Despite their inefficiency, old-school incandescent lightbulbs sure did put out a pleasant, natural-looking light. The folks at Finally Light Bulb missed that light, so they brought it back with an efficient, affordable bulb using technology Nikola Tesla once patented. The team visited Gizmodo's NYC office to show us the light.
The Finally Light Bulb is a drastically miniaturized induction light, a type used to light skyscrapers, tunnels, and warehouses. Induction lights use a magnetic field instead of the failure-prone metal filament of an incandescent, giving a lifespan that can reach 100,000 hours and slashing the incandescent's 90-percent energy waste. Unfortunately, industrial induction lights require a brick-sized box of electronic controls, which prevented the tech from reaching household fixtures for years.
Finally Light's R&D team spent three years trying to cram that box of doodads into the silhouette of the standard size A19 incandescent bulb. Founder and CEO John Goscha told us mobile tech advancement finally made it possible. "Thanks to the cell phone industry, [the components] have come down in size and have come down in cost. It's really the advancement of general electronics that made this technology possible today when it's never been possible before."
That mobile-tech influence helped Goscha's team shrink that brick's worth of electronics down to a quarter-sized board. Like its industrial big brothers, the Finally Light's internal output is mostly invisible UV, which excites the phosphorescent white coating of the glass dome, making it glow bright white, creating the light you see.
Unlike LED fixtures that require heat-dispersing fins that might not fit in an incandescent fixture, the Finally Light's glass bulb provides all the surface area needed for heat dissipation. After five minutes, the bulb he showed us was warm, but not scalding to the touch—Goscha says the glass hits temps below 160 degrees Fahrenheit, while incandescents can sometimes top 300 degrees. The Finally bulb contains tiny amounts of mercury in alloy with other metals, but it's federally approved for regular landfill disposal.
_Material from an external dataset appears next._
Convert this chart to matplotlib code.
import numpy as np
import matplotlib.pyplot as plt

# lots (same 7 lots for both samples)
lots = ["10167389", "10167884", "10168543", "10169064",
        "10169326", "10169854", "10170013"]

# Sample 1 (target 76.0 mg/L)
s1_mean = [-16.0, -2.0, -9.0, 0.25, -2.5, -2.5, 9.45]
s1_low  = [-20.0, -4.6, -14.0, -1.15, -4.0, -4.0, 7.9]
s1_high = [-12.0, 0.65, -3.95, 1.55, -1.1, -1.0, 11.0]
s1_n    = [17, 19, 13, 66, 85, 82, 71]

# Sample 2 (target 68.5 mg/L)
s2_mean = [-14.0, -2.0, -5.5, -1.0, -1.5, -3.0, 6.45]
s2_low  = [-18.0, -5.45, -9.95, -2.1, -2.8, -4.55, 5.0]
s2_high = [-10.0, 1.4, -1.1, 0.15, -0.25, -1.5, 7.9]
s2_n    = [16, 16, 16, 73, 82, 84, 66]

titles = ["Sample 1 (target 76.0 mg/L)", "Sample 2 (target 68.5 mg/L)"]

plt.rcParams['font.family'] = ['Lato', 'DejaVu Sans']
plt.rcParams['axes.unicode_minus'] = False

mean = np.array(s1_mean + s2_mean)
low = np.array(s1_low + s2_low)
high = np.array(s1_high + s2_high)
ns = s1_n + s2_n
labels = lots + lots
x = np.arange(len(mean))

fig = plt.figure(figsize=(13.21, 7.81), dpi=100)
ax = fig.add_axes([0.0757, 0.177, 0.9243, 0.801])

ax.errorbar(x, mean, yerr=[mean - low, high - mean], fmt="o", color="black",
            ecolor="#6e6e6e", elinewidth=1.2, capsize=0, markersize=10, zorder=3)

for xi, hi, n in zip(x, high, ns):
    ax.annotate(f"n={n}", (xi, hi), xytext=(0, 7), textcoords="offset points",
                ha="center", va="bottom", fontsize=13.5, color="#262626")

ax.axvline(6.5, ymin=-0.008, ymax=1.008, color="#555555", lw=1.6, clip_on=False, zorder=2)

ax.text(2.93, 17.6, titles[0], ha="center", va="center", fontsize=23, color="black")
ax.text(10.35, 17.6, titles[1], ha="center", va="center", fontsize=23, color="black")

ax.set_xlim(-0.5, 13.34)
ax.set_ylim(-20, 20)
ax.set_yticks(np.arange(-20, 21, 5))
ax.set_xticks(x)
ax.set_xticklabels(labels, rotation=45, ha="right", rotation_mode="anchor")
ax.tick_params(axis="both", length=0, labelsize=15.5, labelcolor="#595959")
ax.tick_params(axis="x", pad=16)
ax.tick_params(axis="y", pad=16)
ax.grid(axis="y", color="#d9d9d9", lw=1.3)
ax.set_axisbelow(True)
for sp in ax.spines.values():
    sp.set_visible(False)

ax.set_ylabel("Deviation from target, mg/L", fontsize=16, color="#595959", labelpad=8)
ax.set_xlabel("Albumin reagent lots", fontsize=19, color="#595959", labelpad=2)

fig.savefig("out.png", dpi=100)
Does that glass dome look familiar? It should: Finally Light used the same design as an old-fashioned incandescent. "We were able to utilize all the old incandescent machines that were being shut down, and repurpose them to produce our lightbulb," Goscha said. "So instead of having to build a billion dollar factory, we're able to use their technology for us and recycle the old, beat up factories."
Why not just tweak an LED setup? Goscha says even the creator of the first consumer LED lightbulb thinks the tech is ill-suited to our incandescent-native world.
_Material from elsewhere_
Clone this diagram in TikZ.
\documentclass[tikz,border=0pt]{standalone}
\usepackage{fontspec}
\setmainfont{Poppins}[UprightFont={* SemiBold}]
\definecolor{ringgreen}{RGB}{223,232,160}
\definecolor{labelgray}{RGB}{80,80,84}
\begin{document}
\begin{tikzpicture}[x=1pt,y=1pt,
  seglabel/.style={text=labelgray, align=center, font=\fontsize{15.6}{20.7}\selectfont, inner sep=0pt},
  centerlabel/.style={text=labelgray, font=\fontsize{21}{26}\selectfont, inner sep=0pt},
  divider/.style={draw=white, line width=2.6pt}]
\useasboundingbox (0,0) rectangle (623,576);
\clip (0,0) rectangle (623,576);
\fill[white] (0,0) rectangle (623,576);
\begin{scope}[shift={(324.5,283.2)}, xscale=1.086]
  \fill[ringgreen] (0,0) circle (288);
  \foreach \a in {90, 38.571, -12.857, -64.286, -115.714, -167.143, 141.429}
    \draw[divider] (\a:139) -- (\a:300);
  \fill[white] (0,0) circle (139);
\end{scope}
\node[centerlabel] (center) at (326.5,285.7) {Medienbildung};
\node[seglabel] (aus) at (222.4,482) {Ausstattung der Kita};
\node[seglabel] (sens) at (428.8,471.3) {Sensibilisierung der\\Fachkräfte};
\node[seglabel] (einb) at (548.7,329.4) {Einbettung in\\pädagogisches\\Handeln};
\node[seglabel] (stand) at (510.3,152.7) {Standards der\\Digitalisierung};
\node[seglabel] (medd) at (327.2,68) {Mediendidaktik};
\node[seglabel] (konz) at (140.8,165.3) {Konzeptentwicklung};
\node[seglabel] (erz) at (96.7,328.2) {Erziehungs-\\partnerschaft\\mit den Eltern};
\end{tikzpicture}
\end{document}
One of our board members is Ihor Lys, the cofounder of a company called Color Kinetics, which is now Philips LED. If you go to the Smithsonian, there's the Edison light bulb, and right next to it is Ihor's LED light bulb. So he's credited with inventing the first general purpose LED light bulb. And he said the hardest thing for an LED to do is to be a standard light bulb. You have all this light that's going in one direction and you're trying to scatter it out, you're generating all this heat with all these compact electronics, necessitating a heat sink, so it's just really hard to do.
The "60 watt equivalent" bulb Goscha showed us turned on instantly and put out a warm, incandescent-esque glow. According to Finally's spec sheet, the bulb pumps out a full 800 lumens on just 14.5 watts of juice, and is rated to last for 15,000 hours. For comparison, the same output Cree LED that impressed us last year only uses 9.5 watts and is rated for 25,000 hours.
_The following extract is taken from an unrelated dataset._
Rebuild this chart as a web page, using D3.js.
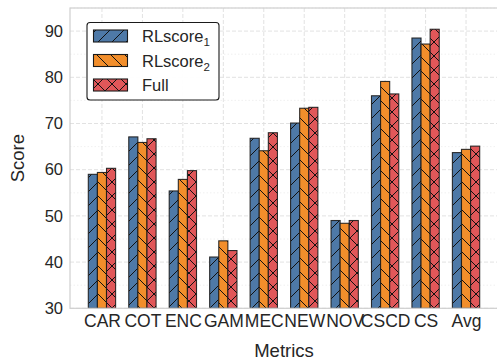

But the Cree's finned heat diffuser meant it simply wouldn't fit in some fixtures when we tested it. Finally's bulb is shaped identically to a traditional A19, so it'll fit in any fixture that'll take one of the incandescents you started hoarding when President Bush signed the law banning them in 2007.
And then there's the way the light looks. Lighbulbs are rated on the Color Rendering Index, or CRI, which quantitatively measures how reference hues look under various lights. Old fashioned incandescents score a perfect 100 on CRI; Finally's bulb rates an 83, while the comparable Cree comes in at 80. Both bulbs just barely make it under $10.
And while other bulbs use a fast flicker that some people find unsettling, Goscha says the Finally Bulb's light output is actually steadier than an incandescent:
I set our specifications that we have to be as good, if not better, than an incandescent light bulb. And we did it. So as far as the flicker, you don't get the same that you would out of CFLs or LEDs, which are really fast. And some people are pretty sensitive to that. Our visible flicker is zero, and our non-visible flicker, which is something you might see out of the corner of your eye, is lower than what you'd get out of a normal incandescent.
All of which means that deciding between the Finally Bulb and the Cree comes down to specification hair splitting and the matter of fitting. Finally's 60 watt equivalent is available for pre-order now, shipping this fall; 75- and 100-watt equivalents will come later.
We'll wait to get our hands on a Finally bulb and do some side-by-side testing before we declare a winner in the competition for an energy-efficient incandescent emulator. Right now, we'll just say you've got better options than ever before, and that's news that'll brighten any old-school bulb fan's day.